| What the exercise asks |
Quote, verbatim, all material below, without pictures.
### Exercise materials ###
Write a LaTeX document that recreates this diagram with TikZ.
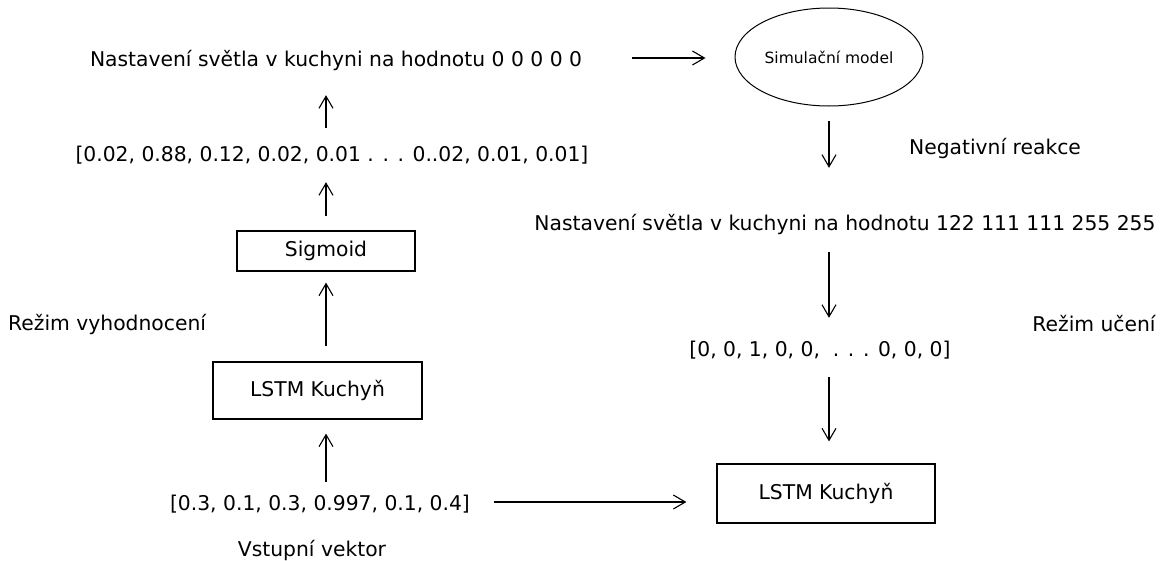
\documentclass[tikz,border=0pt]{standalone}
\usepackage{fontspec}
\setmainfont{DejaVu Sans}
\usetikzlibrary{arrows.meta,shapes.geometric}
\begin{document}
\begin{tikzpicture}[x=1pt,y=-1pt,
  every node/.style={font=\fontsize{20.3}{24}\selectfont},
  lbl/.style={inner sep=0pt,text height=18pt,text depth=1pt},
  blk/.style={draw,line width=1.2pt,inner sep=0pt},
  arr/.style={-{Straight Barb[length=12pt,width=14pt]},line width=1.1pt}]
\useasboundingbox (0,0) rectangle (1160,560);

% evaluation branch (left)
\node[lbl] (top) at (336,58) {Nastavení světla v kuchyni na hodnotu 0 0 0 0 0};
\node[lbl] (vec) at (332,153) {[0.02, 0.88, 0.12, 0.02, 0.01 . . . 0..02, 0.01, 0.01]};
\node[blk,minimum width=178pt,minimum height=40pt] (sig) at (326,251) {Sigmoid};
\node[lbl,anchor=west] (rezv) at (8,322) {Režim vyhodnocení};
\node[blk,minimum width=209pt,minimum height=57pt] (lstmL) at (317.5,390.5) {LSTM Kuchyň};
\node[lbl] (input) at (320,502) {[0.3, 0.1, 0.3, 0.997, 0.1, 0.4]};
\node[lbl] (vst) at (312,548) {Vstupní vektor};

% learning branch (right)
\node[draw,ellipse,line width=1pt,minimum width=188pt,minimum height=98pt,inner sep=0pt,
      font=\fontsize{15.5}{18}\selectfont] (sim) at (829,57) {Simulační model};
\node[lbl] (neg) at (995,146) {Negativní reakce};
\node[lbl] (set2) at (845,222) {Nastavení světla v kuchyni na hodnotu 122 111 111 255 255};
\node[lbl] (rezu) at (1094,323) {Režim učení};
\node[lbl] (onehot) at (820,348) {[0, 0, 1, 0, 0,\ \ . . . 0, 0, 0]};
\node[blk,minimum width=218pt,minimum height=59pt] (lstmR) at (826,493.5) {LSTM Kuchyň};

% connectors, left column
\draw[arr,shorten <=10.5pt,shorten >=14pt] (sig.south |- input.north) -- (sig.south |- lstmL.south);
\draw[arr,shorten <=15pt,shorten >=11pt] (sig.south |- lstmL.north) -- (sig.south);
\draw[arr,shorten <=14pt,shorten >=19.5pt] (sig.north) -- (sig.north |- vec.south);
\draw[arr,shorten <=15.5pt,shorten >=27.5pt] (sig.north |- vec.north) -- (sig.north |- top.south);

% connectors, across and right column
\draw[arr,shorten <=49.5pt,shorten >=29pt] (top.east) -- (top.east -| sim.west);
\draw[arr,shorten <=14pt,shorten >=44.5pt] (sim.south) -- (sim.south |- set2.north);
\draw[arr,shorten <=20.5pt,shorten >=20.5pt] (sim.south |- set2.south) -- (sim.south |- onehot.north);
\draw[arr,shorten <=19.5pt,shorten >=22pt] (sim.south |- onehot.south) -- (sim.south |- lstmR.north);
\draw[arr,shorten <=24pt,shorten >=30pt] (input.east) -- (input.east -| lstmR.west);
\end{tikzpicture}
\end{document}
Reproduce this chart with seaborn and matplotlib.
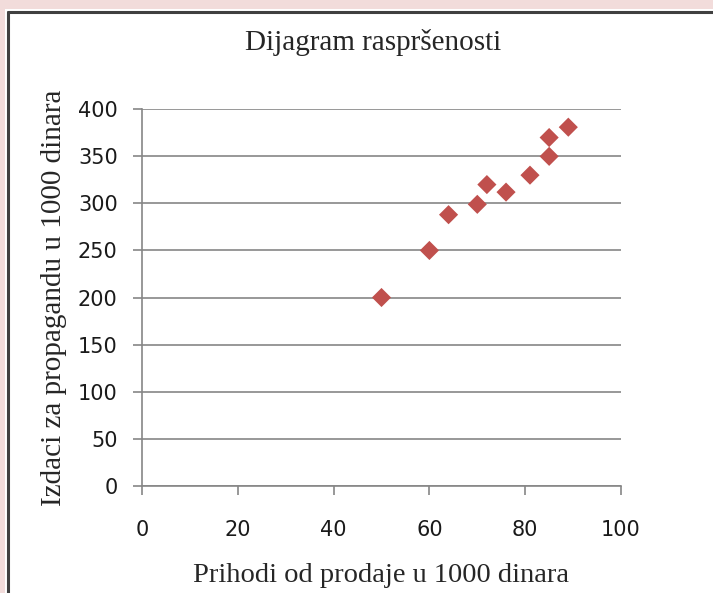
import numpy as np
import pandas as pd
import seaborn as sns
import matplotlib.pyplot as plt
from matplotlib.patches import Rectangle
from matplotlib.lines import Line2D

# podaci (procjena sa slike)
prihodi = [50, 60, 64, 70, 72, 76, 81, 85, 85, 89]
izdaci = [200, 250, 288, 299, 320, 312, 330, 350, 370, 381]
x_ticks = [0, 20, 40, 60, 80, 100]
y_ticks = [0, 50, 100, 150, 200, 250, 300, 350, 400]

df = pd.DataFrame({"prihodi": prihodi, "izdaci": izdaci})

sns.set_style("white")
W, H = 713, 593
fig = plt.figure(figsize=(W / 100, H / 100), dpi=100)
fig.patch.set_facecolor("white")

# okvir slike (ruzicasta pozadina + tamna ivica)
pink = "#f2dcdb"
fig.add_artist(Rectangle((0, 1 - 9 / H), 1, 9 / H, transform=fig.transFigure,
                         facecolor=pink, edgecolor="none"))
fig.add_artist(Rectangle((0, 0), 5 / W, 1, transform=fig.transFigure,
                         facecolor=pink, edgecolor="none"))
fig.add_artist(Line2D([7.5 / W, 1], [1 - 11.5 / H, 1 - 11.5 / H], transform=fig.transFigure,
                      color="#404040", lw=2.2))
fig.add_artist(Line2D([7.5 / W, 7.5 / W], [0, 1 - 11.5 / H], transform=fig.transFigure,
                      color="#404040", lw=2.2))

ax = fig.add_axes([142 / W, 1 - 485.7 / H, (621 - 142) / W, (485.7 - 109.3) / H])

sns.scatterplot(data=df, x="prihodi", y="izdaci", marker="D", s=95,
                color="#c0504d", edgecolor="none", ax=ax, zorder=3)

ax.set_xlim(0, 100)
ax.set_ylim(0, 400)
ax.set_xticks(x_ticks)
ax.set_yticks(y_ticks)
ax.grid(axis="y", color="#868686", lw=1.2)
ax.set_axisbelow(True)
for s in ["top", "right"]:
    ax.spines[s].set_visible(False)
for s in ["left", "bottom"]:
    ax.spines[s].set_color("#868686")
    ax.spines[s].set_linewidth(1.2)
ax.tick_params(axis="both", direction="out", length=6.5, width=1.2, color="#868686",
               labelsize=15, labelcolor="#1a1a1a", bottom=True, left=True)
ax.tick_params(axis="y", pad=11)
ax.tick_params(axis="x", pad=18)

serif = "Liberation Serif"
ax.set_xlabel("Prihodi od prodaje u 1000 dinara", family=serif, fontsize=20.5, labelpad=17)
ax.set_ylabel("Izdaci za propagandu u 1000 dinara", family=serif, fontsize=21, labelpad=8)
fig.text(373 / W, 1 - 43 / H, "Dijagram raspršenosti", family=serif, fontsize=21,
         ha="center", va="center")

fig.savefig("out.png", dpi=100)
###
| Finished answer |
Write a LaTeX document that recreates this diagram with TikZ.
\documentclass[tikz,border=0pt]{standalone}
\usepackage{fontspec}
\setmainfont{DejaVu Sans}
\usetikzlibrary{arrows.meta,shapes.geometric}
\begin{document}
\begin{tikzpicture}[x=1pt,y=-1pt,
  every node/.style={font=\fontsize{20.3}{24}\selectfont},
  lbl/.style={inner sep=0pt,text height=18pt,text depth=1pt},
  blk/.style={draw,line width=1.2pt,inner sep=0pt},
  arr/.style={-{Straight Barb[length=12pt,width=14pt]},line width=1.1pt}]
\useasboundingbox (0,0) rectangle (1160,560);

% evaluation branch (left)
\node[lbl] (top) at (336,58) {Nastavení světla v kuchyni na hodnotu 0 0 0 0 0};
\node[lbl] (vec) at (332,153) {[0.02, 0.88, 0.12, 0.02, 0.01 . . . 0..02, 0.01, 0.01]};
\node[blk,minimum width=178pt,minimum height=40pt] (sig) at (326,251) {Sigmoid};
\node[lbl,anchor=west] (rezv) at (8,322) {Režim vyhodnocení};
\node[blk,minimum width=209pt,minimum height=57pt] (lstmL) at (317.5,390.5) {LSTM Kuchyň};
\node[lbl] (input) at (320,502) {[0.3, 0.1, 0.3, 0.997, 0.1, 0.4]};
\node[lbl] (vst) at (312,548) {Vstupní vektor};

% learning branch (right)
\node[draw,ellipse,line width=1pt,minimum width=188pt,minimum height=98pt,inner sep=0pt,
      font=\fontsize{15.5}{18}\selectfont] (sim) at (829,57) {Simulační model};
\node[lbl] (neg) at (995,146) {Negativní reakce};
\node[lbl] (set2) at (845,222) {Nastavení světla v kuchyni na hodnotu 122 111 111 255 255};
\node[lbl] (rezu) at (1094,323) {Režim učení};
\node[lbl] (onehot) at (820,348) {[0, 0, 1, 0, 0,\ \ . . . 0, 0, 0]};
\node[blk,minimum width=218pt,minimum height=59pt] (lstmR) at (826,493.5) {LSTM Kuchyň};

% connectors, left column
\draw[arr,shorten <=10.5pt,shorten >=14pt] (sig.south |- input.north) -- (sig.south |- lstmL.south);
\draw[arr,shorten <=15pt,shorten >=11pt] (sig.south |- lstmL.north) -- (sig.south);
\draw[arr,shorten <=14pt,shorten >=19.5pt] (sig.north) -- (sig.north |- vec.south);
\draw[arr,shorten <=15.5pt,shorten >=27.5pt] (sig.north |- vec.north) -- (sig.north |- top.south);

% connectors, across and right column
\draw[arr,shorten <=49.5pt,shorten >=29pt] (top.east) -- (top.east -| sim.west);
\draw[arr,shorten <=14pt,shorten >=44.5pt] (sim.south) -- (sim.south |- set2.north);
\draw[arr,shorten <=20.5pt,shorten >=20.5pt] (sim.south |- set2.south) -- (sim.south |- onehot.north);
\draw[arr,shorten <=19.5pt,shorten >=22pt] (sim.south |- onehot.south) -- (sim.south |- lstmR.north);
\draw[arr,shorten <=24pt,shorten >=30pt] (input.east) -- (input.east -| lstmR.west);
\end{tikzpicture}
\end{document}
Reproduce this chart with seaborn and matplotlib.
import numpy as np
import pandas as pd
import seaborn as sns
import matplotlib.pyplot as plt
from matplotlib.patches import Rectangle
from matplotlib.lines import Line2D

# podaci (procjena sa slike)
prihodi = [50, 60, 64, 70, 72, 76, 81, 85, 85, 89]
izdaci = [200, 250, 288, 299, 320, 312, 330, 350, 370, 381]
x_ticks = [0, 20, 40, 60, 80, 100]
y_ticks = [0, 50, 100, 150, 200, 250, 300, 350, 400]

df = pd.DataFrame({"prihodi": prihodi, "izdaci": izdaci})

sns.set_style("white")
W, H = 713, 593
fig = plt.figure(figsize=(W / 100, H / 100), dpi=100)
fig.patch.set_facecolor("white")

# okvir slike (ruzicasta pozadina + tamna ivica)
pink = "#f2dcdb"
fig.add_artist(Rectangle((0, 1 - 9 / H), 1, 9 / H, transform=fig.transFigure,
                         facecolor=pink, edgecolor="none"))
fig.add_artist(Rectangle((0, 0), 5 / W, 1, transform=fig.transFigure,
                         facecolor=pink, edgecolor="none"))
fig.add_artist(Line2D([7.5 / W, 1], [1 - 11.5 / H, 1 - 11.5 / H], transform=fig.transFigure,
                      color="#404040", lw=2.2))
fig.add_artist(Line2D([7.5 / W, 7.5 / W], [0, 1 - 11.5 / H], transform=fig.transFigure,
                      color="#404040", lw=2.2))

ax = fig.add_axes([142 / W, 1 - 485.7 / H, (621 - 142) / W, (485.7 - 109.3) / H])

sns.scatterplot(data=df, x="prihodi", y="izdaci", marker="D", s=95,
                color="#c0504d", edgecolor="none", ax=ax, zorder=3)

ax.set_xlim(0, 100)
ax.set_ylim(0, 400)
ax.set_xticks(x_ticks)
ax.set_yticks(y_ticks)
ax.grid(axis="y", color="#868686", lw=1.2)
ax.set_axisbelow(True)
for s in ["top", "right"]:
    ax.spines[s].set_visible(False)
for s in ["left", "bottom"]:
    ax.spines[s].set_color("#868686")
    ax.spines[s].set_linewidth(1.2)
ax.tick_params(axis="both", direction="out", length=6.5, width=1.2, color="#868686",
               labelsize=15, labelcolor="#1a1a1a", bottom=True, left=True)
ax.tick_params(axis="y", pad=11)
ax.tick_params(axis="x", pad=18)

serif = "Liberation Serif"
ax.set_xlabel("Prihodi od prodaje u 1000 dinara", family=serif, fontsize=20.5, labelpad=17)
ax.set_ylabel("Izdaci za propagandu u 1000 dinara", family=serif, fontsize=21, labelpad=8)
fig.text(373 / W, 1 - 43 / H, "Dijagram raspršenosti", family=serif, fontsize=21,
         ha="center", va="center")

fig.savefig("out.png", dpi=100)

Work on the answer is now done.